How product managers can get the most from introverts in design meetings

It's important that managers can get the most from introverts when they are part of your team, and it's even more vital on design projects.

When it comes to creativity in any career, introverts often come out on top. As Susan Cain explored in her Ted talk and best selling book, introverts often have that edgy, creative prowess which managers desire. The reasons for this do, of course, vary, and there’s no exact science. Some would argue that the ability to work on every aspect of a project alone can enhance creativity. Introverts also tend to be better at sitting back and considering problems objectively. They’re also fantastic at absorbing the suggestions of louder colleagues and turning them into workable ideas. Whatever the reason, your design meetings are sure to do better with introverted input.

The trouble is that design meetings are often free for alls where extroverts run wild while introverts fade into the background. It’s quite possible that you’re missing out on some fantastic creative input from the quieter members of your team. And, that could be doing your whole design process a disservice. Not to mention that it could leave your team unbalanced and potentially unhappy.

The question is, how can you recognise that this is happening when it’s all done in such...well, quiet? For the most part, there are some telltale signs that your current meeting layout isn’t working for everyone. They include-

  • Uncomfortable/nervous body language
  • The same members of your team always arriving last/sitting at the back
  • The same people failing to contribute from one meeting to the next

Too often, managers respond to many of these issues with punishment. But, that’s never going to invite the introverted input which could change your design game. Instead, you should turn to the following more reliable methods to encourage creativity from all sides and types.

Seek feedback before or after meetings

Simply implementing your idea of a decent meeting is not good team management. Instead, meetings should be a collaborative effort to get the best from everyone. And, your best chance at doing that is to seek framing feedback either before or after your meetings. Bear in mind that doing this face-to-face won’t be the revelation that you need, especially from introverts. Instead, hand out feedback forms which allow colleagues to have their say while remaining anonymous. Then, use these suggestions to ensure that you provide a more suitable meeting environment moving forward.

Introduce silent or dot voting

When it comes down to a vote in any business meeting, it’s often the loudest voices which gain the majority. That’s because they lead your introverted team members. In some cases, you may even find that it’s only the louder colleagues who are getting their votes heard. Not to mention that fear of not seeing any hands during a vote can prevent introverts from speaking out. You can stop that from happening by paying attention to your voting processes. Instead of leaving this to the loudest members of your team, options like silent or dot voting could provide more representative results.

These are fantastic as they allow introverts and extroverts to have their say without judgement or pressure.

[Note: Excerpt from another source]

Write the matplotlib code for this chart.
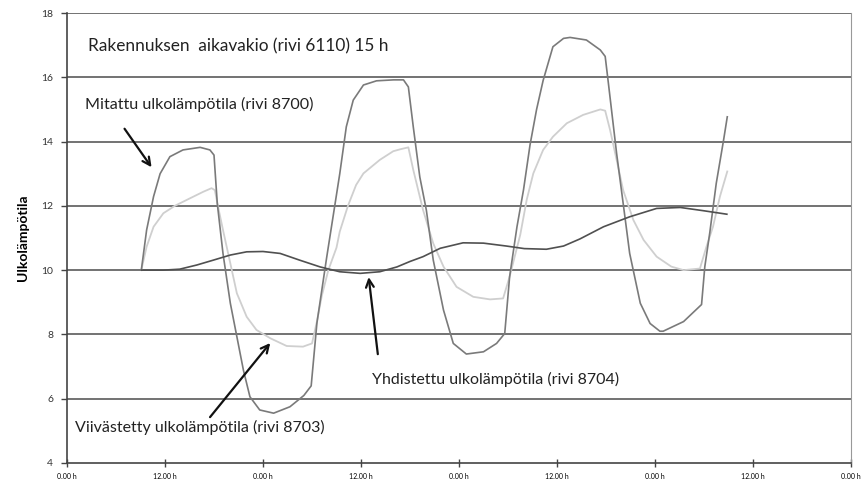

The removal of face-to-face voting could also see introverts feeling braver about sharing ideas. That could lead to improved results from your team, and design choices which serve your company and your culture much better.

We love the Design Sprint and it makes great use of dot voting to ensure everyone's thoughts are heard.

Run your meetings as LDJs (Lightning decision jams)

It may also pay to rethink the way you host your meetings in general. Too often, the same few faces speak up and lead meetings time and again. That could see quieter team members never feeling able to or even getting a chance to suggest ideas. And, that could see you working with the same basic concepts every single time. In design meetings, though, the newer the ideas, the better results you can see. That’s why you might want to turn to lightning decision jams (LDJs) from now on. These involve a more workshop-centric layout, which installs clear structures which can help introverted creativity shine. They’re a quick method for identifying problems as a team, working on solutions, and suggesting new ideas. They also lead to the best team management, as the collaborative benefits mean everyone’s on the same page.

It isn’t easy to encourage introverts in a way which doesn’t seem unfair. But, with a few subtle changes, you ensure that no one feels overshadowed or unable to talk during your design meetings. Then, you could sit back and enjoy the best creative suggestions your team members have to offer.